Track down each line that has the word "diagram" and copy it.

Extracted material:
★ ★ ★ ★

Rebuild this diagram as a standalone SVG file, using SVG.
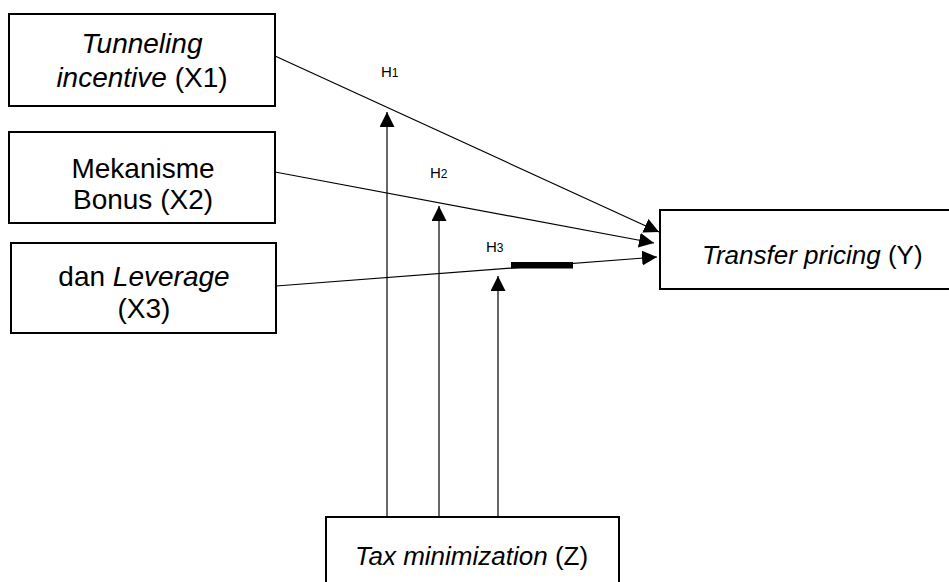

★ ★ ★ ★

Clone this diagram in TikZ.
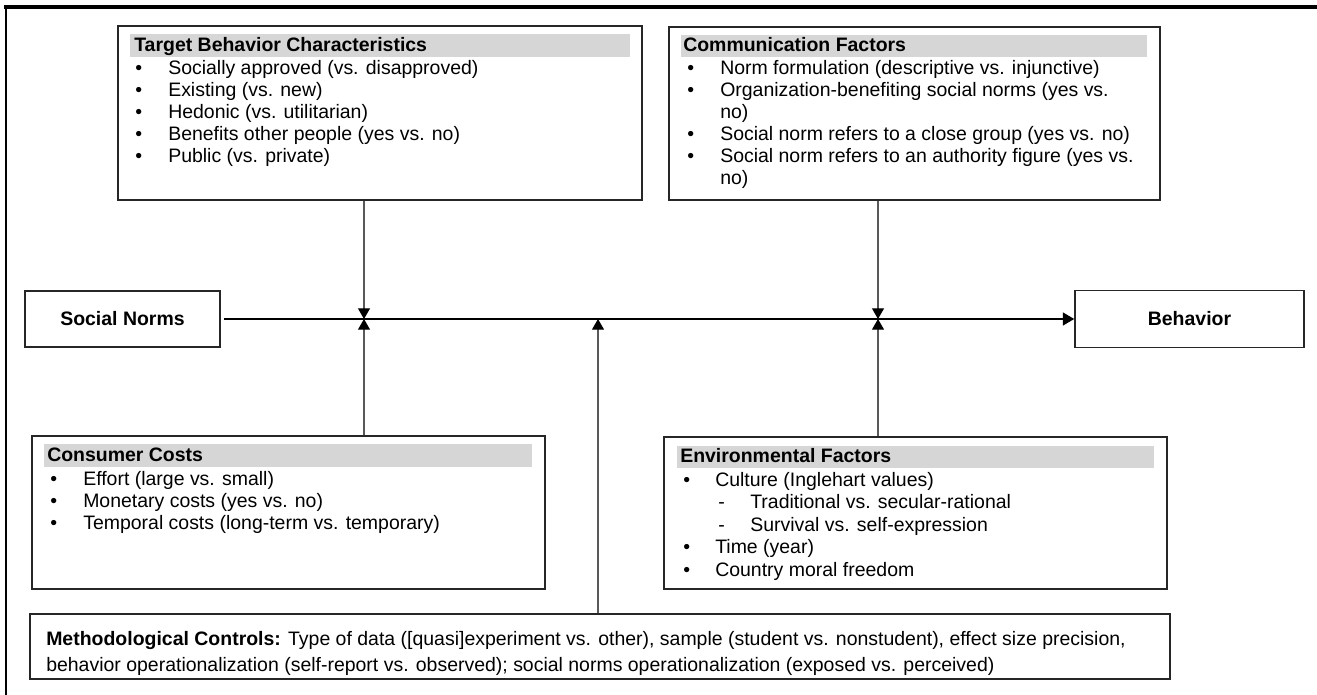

★ ★ ★ ★

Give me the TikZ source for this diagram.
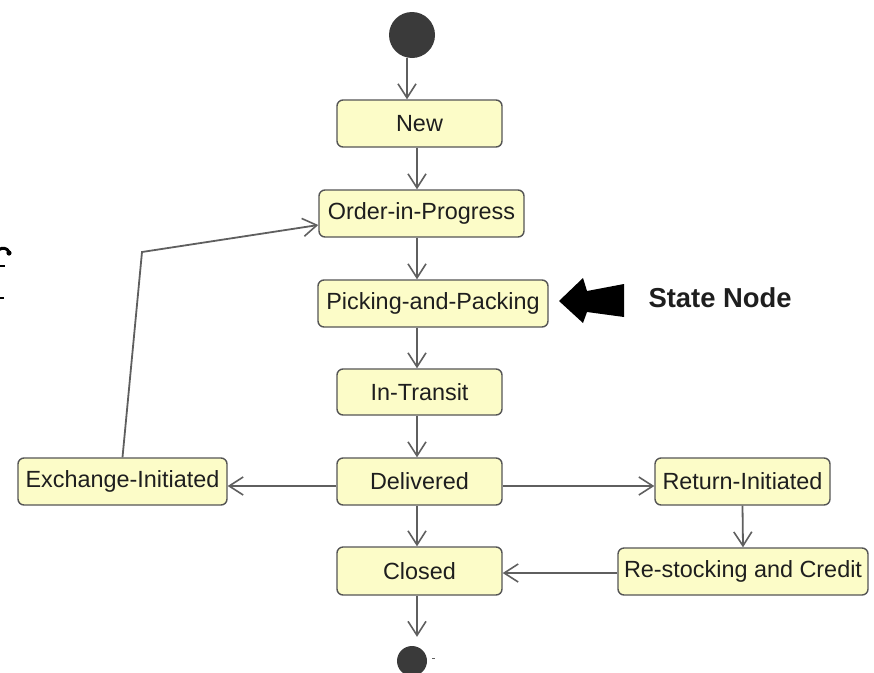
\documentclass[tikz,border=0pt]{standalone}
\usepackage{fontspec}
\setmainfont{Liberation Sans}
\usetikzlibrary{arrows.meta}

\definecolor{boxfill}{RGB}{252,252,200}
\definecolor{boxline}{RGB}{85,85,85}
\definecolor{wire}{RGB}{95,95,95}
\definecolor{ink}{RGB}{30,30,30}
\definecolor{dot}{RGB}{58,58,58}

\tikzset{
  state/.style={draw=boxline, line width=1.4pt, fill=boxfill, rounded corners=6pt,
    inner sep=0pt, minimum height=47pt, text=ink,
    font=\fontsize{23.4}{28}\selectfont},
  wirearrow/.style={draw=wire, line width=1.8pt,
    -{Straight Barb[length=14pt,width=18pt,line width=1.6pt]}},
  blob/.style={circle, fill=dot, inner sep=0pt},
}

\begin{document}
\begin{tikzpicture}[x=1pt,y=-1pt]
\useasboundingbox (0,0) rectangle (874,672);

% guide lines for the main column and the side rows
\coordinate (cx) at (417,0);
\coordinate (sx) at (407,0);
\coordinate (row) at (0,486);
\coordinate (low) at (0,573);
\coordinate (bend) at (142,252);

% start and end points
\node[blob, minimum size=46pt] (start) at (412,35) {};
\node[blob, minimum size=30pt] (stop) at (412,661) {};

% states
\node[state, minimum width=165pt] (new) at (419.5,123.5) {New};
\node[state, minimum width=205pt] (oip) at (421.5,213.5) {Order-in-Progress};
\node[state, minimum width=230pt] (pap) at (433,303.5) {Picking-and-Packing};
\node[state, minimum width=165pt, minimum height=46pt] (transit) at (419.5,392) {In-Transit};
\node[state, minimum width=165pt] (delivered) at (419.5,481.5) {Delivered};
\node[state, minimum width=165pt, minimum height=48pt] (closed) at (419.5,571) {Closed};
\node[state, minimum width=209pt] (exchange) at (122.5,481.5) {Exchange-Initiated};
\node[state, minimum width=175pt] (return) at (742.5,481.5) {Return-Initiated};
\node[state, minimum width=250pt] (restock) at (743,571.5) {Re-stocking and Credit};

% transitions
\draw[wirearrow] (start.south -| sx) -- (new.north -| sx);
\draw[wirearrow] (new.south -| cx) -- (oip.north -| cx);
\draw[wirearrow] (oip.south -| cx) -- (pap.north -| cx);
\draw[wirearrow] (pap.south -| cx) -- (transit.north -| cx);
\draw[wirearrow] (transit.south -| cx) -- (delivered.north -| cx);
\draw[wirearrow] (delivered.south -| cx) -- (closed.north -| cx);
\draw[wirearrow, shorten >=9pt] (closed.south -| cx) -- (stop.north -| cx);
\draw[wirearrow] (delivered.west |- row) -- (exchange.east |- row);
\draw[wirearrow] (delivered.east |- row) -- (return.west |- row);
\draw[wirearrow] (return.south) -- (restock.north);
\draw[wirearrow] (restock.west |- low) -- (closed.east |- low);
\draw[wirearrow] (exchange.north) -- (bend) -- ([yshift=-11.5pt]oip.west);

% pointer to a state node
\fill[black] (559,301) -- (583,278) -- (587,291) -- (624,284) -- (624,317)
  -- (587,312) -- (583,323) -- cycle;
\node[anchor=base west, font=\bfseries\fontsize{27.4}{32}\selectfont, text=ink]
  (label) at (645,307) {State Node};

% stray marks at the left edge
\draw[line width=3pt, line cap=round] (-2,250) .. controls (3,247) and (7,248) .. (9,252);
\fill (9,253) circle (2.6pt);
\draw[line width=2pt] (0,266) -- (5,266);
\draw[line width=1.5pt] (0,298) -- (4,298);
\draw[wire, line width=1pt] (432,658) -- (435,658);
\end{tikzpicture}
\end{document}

★ ★ ★ ★

Written response:
Rebuild this diagram as a standalone SVG file, using SVG.
Clone this diagram in TikZ.
Give me the TikZ source for this diagram.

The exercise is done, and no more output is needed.